Wednesday, January 25, 2012

Snipping Insecurity

“I lay on the floor listening to my daughter wailing in her crib and thought to myself, I just wish that she felt safe and secure.”

            Arianna recently had a small procedure done to snip her tongue because she was tongue tied a bit and we (my wife and I) felt that there may be some speech issues that would arise from her being tongue tied.  Denise (my wife) scheduled a time for the procedure and we went forward with it.  We never like the thought of our daughter going through something that may cause her any form of discomfort in any way, but we believed (and still do) it is for her best.

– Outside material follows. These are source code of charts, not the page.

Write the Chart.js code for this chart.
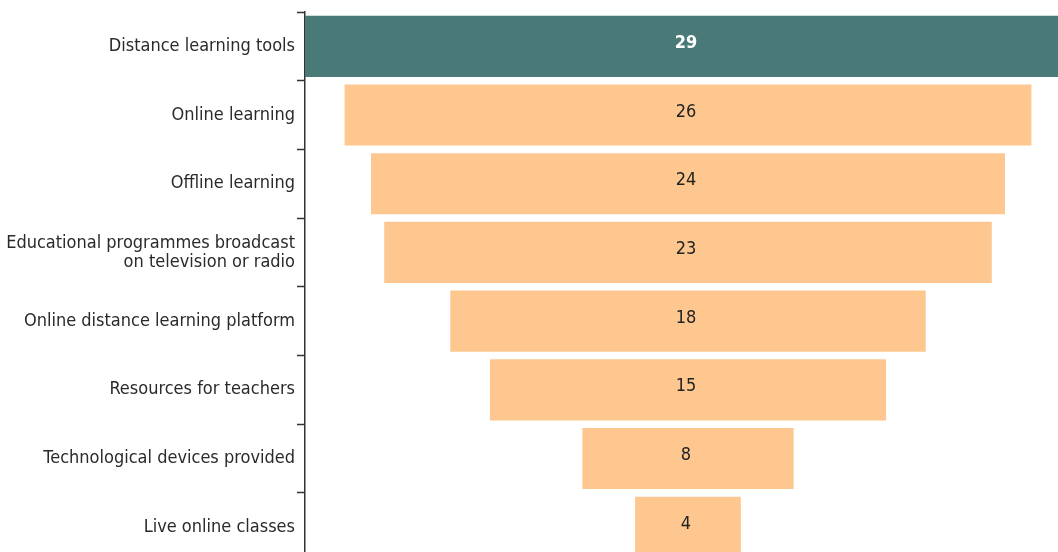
<!DOCTYPE html>
<html>
<head>
<meta charset="utf-8">
<script src="https://cdn.jsdelivr.net/npm/chart.js@4/dist/chart.umd.min.js"></script>
<style>
  html, body { margin: 0; padding: 0; background: #fff; overflow: hidden; }
  #wrap { width: 1071px; height: 573px; }
</style>
</head>
<body>
<div id="wrap"><canvas id="funnelChart" width="1071" height="573"></canvas></div>
<script>
// Share of respondents by type of support measure
const categories = [
    'Distance learning tools',
    'Online learning',
    'Offline learning',
    ['Educational programmes broadcast', 'on television or radio'],
    'Online distance learning platform',
    'Resources for teachers',
    'Technological devices provided',
    'Live online classes'
];
const values = [29, 26, 24, 23, 18, 15, 8, 4];
const barColors = ['#4a7a78', '#fdc78f', '#fdc78f', '#fdc78f', '#fdc78f', '#fdc78f', '#fdc78f', '#fdc78f'];
const labelColors = ['#ffffff', '#222222', '#222222', '#222222', '#222222', '#222222', '#222222', '#222222'];

const FONT = '"Liberation Sans Narrow", "DejaVu Sans Condensed", "Roboto", sans-serif';

// each bar is centred on zero so the rows form a funnel
const funnelData = values.map(v => [-v / 2, v / 2]);

// write the value in the middle of each bar
const valueLabels = {
    id: 'valueLabels',
    afterDatasetsDraw(chart) {
        const ctx = chart.ctx;
        const meta = chart.getDatasetMeta(0);
        ctx.save();
        ctx.textAlign = 'center';
        ctx.textBaseline = 'middle';
        meta.data.forEach((bar, i) => {
            const mid = (bar.x + bar.base) / 2;
            ctx.font = (i === 0 ? 'bold ' : '') + '18px ' + FONT;
            ctx.fillStyle = labelColors[i];
            ctx.fillText(values[i], mid - 2, bar.y - 3);
        });
        ctx.restore();
    }
};

function initChart() {
    const ctx = document.getElementById('funnelChart').getContext('2d');
    new Chart(ctx, {
        type: 'bar',
        data: {
            labels: categories,
            datasets: [{
                data: funnelData,
                backgroundColor: barColors,
                borderWidth: 0,
                barPercentage: 0.89,
                categoryPercentage: 1
            }]
        },
        options: {
            indexAxis: 'y',
            responsive: false,
            animation: false,
            layout: { padding: { top: 12, left: 0, right: 0, bottom: 0 } },
            plugins: {
                legend: { display: false },
                tooltip: { enabled: false }
            },
            scales: {
                x: {
                    min: -14.5,
                    max: 14.5,
                    display: false
                },
                y: {
                    afterFit(scale) { scale.width = 305; },
                    border: { display: true, color: '#333333', width: 1.5 },
                    grid: {
                        drawOnChartArea: false,
                        drawTicks: true,
                        tickLength: 8,
                        tickColor: '#333333',
                        tickWidth: 1.5
                    },
                    ticks: {
                        color: '#2a2a2a',
                        padding: 2,
                        font: { family: FONT, size: 18, lineHeight: 1.05 }
                    }
                }
            }
        },
        plugins: [valueLabels]
    });
}

initChart();
</script>
</body>
</html>
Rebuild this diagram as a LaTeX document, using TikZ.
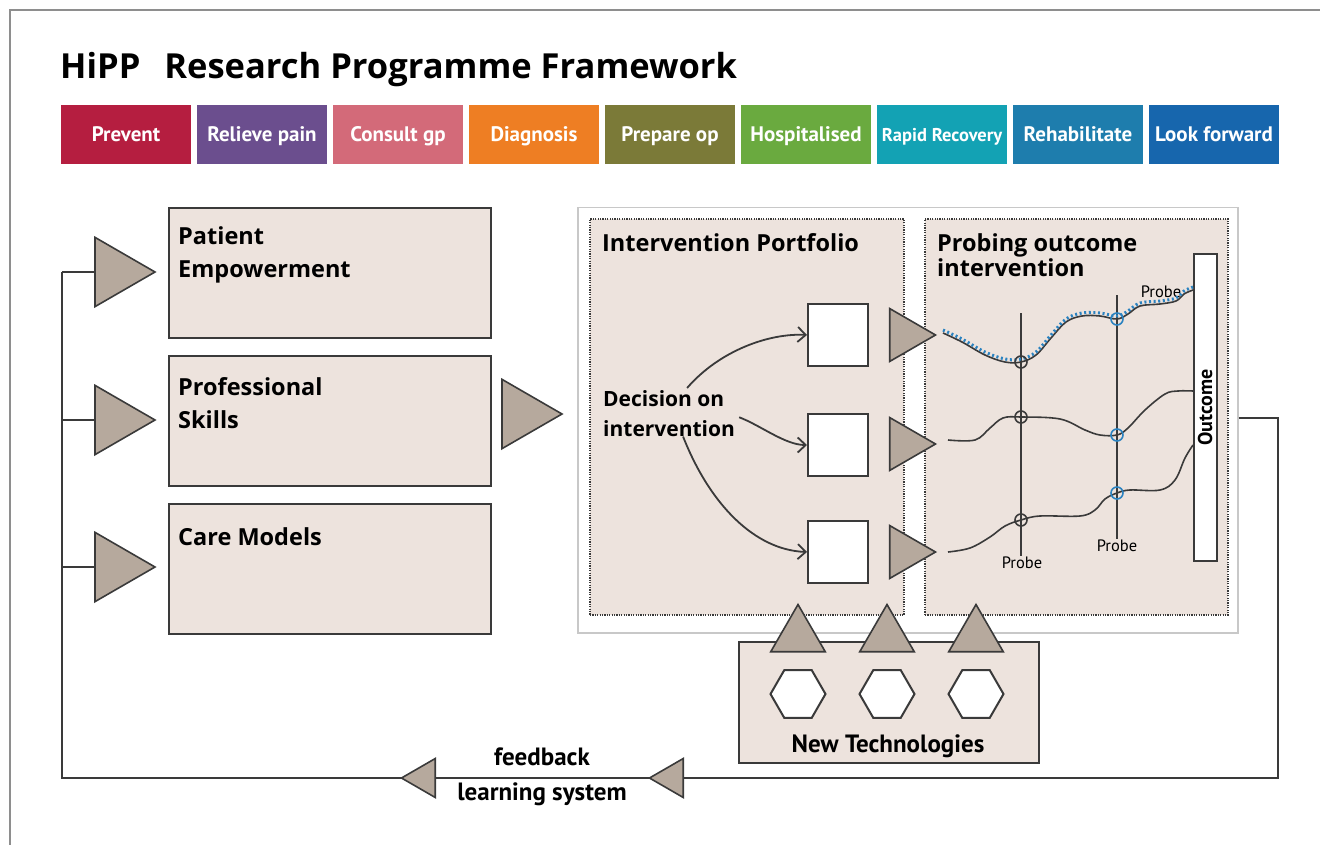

            If you know Arianna, you know that she is pretty laid back, funny, almost always walking with a smile on her face, and loves to joke around even at her young age (2).  So we went to Children’s hospital and she was her normal, easy going self.  So much so that the nurses asked us more than once if she was always like this because she was so nonchalant about everything going on.  She recovered quickly, and was ready to go home after the procedure and eat.  
Arianna, as she waits for her procedure at the hospital.

            We came home…and there is a point here, I promise…she ate and went down for a nap.  She slept for quite a while, as expected, and woke up crying.  Actually, it was a bit more of a wail.  Denise checked her temperature and it was a whopping 105.  

Queue the freak out.

We carried out the normal fever reducing measures, and called the doctor.  Nothing to be too alarmed about but keep monitoring as the fever teetered between 99 and 103.  We went to the pediatrician within the next few days and continued our home care, and she slowly began to become less “funky.”  

However, there was…and to a point still is…an issue.  

She was scared to go to sleep.

At least that is what I think.

She went to sleep and woke up and her tongue hurt.

Then she went to sleep and woke up with a fever and felt miserable.

She knew something happened when she went to sleep.

So, going to bed became a fight for the first time in my daughter’s life.  She is the easiest child I know of, so this was so foreign.  We would put her in bed and she would scream and toss and jump and everything a child can do to stay awake and get our attention.  So we tried to teach her the word “safe.”  For some reason, it is very difficult to describe what it means to be safe to a two year old.  

My wife and I held her in her room for a while and laid on the floor with her, then we moved her to her crib as we lay on the floor and this is when she began to cry because she wanted the security of being with us.  

I lay on the floor listening to my daughter wailing in her crib and thought to myself, I just wish that she felt safe and secure.  I wish she knew that she could trust me to protect her.  I wish I could somehow communicate with her.  

And it dawned on me, in the midst of the chaos, the crying, the shrieks of “Daddy!” that this must be very similar to how God feels when I am here crying, screaming, and writhing in the midst of some trial and feeling like He isn’t there or just doesn’t care.  

I have a decent vocabulary of words that I can use, but many of those words (especially those that describe safety) are lost on a two year old version of vocabulary.  How much greater is God’s communication to my limited understanding?

I was within seconds of being in Arianna’s presence when she was in her crib and I was in the other room, but to her, I might as well have been a million miles away because she didn’t see me.  Ever feel that way with God?  

Why won’t you respond?  Maybe He is and we have to trust that He is in His omniscient way.  I could allow my daughter to have everything she wants done her way and I could be her whipped servant, but that isn’t what is best for her.  She doesn’t understand that and gets frustrated with me at times, but, as a father I know what is better for her and am ok with the anger she has towards me because I know it will be what is best for her in the long run.

God is similar, only in a much greater scale.  Do I trust Him though?  Do I rest in the safety of knowing that He has me?  Can I relax and let go of situations that I do not understand?  Or am I the child screaming at Him because I want what I want because I am afraid, hurt, and not understanding what God is doing?  

I hate the fact that my daughter suffered, but I love the fact that she loves me and smiles when I come home and runs to me saying, “Daddy!”  God does too.  Look for the lessons, they seem to be abounding all around.